The diner quest was a big part of our trip because we were both diner kids: East Coast rust-belt rats brought up wrong on plates of questionable spaghetti at Italian train-car cafes, gyros and feta at 3 a.m. Greek dives, roadhouse meatloaf, truck-stop pie and a million cups of watery joe at countless chromium temples. We'd done the Prufrock thing -- measuring our time in coffee spoons -- and the Tom Waits nighthawk shtick. Diners were in our blood, so we set out to find the best one ever -- because every truly epic road trip needs a goal, however elusive or ill-considered.

Our favorites from that trip (and others) are still recorded on the map, their names carefully lettered beside their home towns. Amy's Place, the State Diner, the Grill, Cunt's Truckstop (since renamed), the Golden West Pancake House, a Flying J up near Cheyenne where I almost died, Doe's Eat Place (Bill Clinton's favorite restaurant), the Dubliner (somewhere in Indiana, in a town where every business kept hours exactly opposite those of the rest of the civilized world because every man there worked the night shift at an ag plant one town over) and Johnson's Corner Cafe.

Johnson's Corner, which we found almost by accident, which we would've missed entirely had it not been for the timely appearance of a native guide (my future wife, though neither of us saw it coming back then) who told us, "Go north on I-25 until the stink is unbearable, then turn right."

Johnson's Corner, which sat right off the frontage road, a dusty sprawl of parking lots and big rigs, mirrored windows reflecting the endless, flat nothing all around it.
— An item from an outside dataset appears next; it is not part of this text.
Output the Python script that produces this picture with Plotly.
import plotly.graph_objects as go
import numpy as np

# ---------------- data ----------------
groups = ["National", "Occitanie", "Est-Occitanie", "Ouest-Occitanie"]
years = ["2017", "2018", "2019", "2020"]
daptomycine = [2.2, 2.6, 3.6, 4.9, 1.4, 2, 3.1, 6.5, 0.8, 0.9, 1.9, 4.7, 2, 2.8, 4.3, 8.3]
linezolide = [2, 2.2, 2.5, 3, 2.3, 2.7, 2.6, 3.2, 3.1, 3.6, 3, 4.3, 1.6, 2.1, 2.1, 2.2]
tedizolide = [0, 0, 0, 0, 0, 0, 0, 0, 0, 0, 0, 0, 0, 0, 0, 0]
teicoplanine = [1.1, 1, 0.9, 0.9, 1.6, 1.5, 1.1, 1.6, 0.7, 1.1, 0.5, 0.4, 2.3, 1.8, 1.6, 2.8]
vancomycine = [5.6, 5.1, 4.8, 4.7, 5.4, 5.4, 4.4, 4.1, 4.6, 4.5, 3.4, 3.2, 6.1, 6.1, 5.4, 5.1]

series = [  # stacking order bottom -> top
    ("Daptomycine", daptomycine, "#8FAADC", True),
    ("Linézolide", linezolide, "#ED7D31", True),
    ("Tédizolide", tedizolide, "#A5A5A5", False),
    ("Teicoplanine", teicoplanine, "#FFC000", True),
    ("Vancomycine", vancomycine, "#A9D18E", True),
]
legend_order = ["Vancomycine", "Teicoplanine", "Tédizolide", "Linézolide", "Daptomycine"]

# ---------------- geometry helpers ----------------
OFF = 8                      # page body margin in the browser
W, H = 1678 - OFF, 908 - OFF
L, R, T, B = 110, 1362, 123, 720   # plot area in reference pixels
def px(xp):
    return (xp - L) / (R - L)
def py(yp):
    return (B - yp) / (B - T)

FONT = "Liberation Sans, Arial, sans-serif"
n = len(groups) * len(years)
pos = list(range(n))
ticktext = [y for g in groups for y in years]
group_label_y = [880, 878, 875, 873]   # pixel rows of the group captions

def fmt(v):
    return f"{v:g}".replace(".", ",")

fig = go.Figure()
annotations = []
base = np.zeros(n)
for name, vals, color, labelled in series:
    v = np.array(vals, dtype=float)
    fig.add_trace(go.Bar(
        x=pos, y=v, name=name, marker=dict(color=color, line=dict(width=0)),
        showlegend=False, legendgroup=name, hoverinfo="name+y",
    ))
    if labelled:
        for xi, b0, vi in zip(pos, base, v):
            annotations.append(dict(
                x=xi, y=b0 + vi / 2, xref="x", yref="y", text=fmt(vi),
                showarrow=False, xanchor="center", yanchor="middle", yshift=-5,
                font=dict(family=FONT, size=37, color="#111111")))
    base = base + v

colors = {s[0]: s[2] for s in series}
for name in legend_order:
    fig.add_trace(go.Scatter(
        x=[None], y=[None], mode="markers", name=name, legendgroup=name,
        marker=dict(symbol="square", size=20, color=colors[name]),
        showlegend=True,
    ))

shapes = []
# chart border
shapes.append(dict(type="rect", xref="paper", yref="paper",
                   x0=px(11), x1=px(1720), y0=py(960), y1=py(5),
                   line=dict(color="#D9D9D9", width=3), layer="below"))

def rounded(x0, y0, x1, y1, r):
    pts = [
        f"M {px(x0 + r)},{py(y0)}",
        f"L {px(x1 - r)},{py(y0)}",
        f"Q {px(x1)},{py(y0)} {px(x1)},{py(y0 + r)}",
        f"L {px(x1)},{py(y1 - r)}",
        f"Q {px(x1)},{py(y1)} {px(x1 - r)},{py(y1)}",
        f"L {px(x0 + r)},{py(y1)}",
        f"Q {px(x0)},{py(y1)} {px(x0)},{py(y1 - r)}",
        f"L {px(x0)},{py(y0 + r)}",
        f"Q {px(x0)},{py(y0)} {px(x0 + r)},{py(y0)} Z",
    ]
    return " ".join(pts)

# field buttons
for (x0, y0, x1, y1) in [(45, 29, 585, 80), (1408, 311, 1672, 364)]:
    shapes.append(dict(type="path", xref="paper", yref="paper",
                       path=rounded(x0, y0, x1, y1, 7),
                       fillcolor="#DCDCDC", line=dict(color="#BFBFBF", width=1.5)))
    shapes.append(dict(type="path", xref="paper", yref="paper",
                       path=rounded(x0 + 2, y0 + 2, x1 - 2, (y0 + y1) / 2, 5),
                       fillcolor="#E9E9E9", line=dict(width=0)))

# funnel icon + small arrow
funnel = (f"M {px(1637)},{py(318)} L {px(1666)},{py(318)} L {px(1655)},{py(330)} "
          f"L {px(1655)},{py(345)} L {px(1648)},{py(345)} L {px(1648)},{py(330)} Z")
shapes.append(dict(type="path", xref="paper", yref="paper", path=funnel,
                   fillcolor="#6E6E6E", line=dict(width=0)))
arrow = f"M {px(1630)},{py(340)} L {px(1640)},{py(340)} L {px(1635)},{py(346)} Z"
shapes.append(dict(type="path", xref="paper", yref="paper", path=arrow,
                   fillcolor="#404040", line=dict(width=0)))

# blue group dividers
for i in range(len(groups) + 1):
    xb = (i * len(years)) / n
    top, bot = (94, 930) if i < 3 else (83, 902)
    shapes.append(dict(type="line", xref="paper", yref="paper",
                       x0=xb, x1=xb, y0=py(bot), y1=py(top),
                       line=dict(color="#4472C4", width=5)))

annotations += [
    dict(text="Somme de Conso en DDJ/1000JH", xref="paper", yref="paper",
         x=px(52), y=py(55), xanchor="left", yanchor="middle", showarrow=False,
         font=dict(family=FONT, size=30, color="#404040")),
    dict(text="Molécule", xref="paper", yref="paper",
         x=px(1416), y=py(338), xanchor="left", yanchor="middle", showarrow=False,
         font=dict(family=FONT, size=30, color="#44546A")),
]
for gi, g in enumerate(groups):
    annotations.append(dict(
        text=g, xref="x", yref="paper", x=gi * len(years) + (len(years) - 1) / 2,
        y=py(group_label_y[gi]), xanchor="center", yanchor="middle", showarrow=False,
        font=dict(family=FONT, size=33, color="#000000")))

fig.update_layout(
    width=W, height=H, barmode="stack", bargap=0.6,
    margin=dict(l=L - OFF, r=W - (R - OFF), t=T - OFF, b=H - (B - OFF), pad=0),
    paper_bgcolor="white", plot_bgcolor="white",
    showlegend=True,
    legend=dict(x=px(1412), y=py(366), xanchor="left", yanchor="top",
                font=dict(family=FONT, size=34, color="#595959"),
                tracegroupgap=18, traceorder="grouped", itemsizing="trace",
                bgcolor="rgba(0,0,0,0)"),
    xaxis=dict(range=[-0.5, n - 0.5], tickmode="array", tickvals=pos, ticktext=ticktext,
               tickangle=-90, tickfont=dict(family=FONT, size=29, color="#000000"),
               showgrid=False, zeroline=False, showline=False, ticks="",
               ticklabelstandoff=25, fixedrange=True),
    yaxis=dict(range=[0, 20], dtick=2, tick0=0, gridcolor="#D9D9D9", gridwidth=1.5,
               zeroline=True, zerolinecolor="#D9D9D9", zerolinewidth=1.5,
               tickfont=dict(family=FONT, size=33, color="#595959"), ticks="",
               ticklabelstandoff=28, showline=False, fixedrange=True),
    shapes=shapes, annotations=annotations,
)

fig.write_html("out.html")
Johnson's had everything: a restaurant, general store, CB and chrome shop, attached RV park and Sunday chapel, gas pumps, long-distance phone and mail service, even a flea market in full swing just down the road where you could get anything from a bucket of Coors longnecks (five for five bucks, even today) to a Chinese knockoff switchblade to an amethyst crystal necklace guaranteed to quell the bitter humors for less than the friction between the two ten-spots burning a hole in your wallet. It was a scene you'd expect to see in the opening credits of some big-budget Jerry Bruckheimer end-of-the-world sci-fi blockbuster, with a bunch of scrappy survivors trying to eke a living out of the post-apocalyptic wasteland, selling chicken-fried steaks and plastic dashboard Jesuses to a steady stream of mutant road folk in Mad Max leathers and hockey pads.

Johnson's Corner was exactly what Gracie and I had been looking for -- even though we didn't know that until we found it. If we hadn't had a short-term rental cabin waiting for us in the high country, I would have moved right in.

I'm not the only one who's fallen for its charms. Over the fifty years that Johnson's Corner has been in business (its history stretches back to the days when it was the only real stop between Denver and Cheyenne and its signs dotted I-25 for dozens of miles in either direction), it has collected accolades of a variety most restaurants can't even dream about. Its name and that of its founder, Joe Johnson, were read into the 106th Congressional Recordas an example of "the industrious spirit and can-do attitude that have made America great." The Food Network dubbed it one of the top five truck stops in the country. In 1998, it was picked as one of the best breakfasts in the world by Travel & Leisure, its competition every other breakfast served anywhere on our little blue marble. Better than eggs and champagne in the deep leather of some Manhattan brunch spot, better than baguettes and chicory in the French Quarter, pain perdu along the Seine or pho and jackfruit juice in Saigon. Better than anything anywhere. And I don't disagree.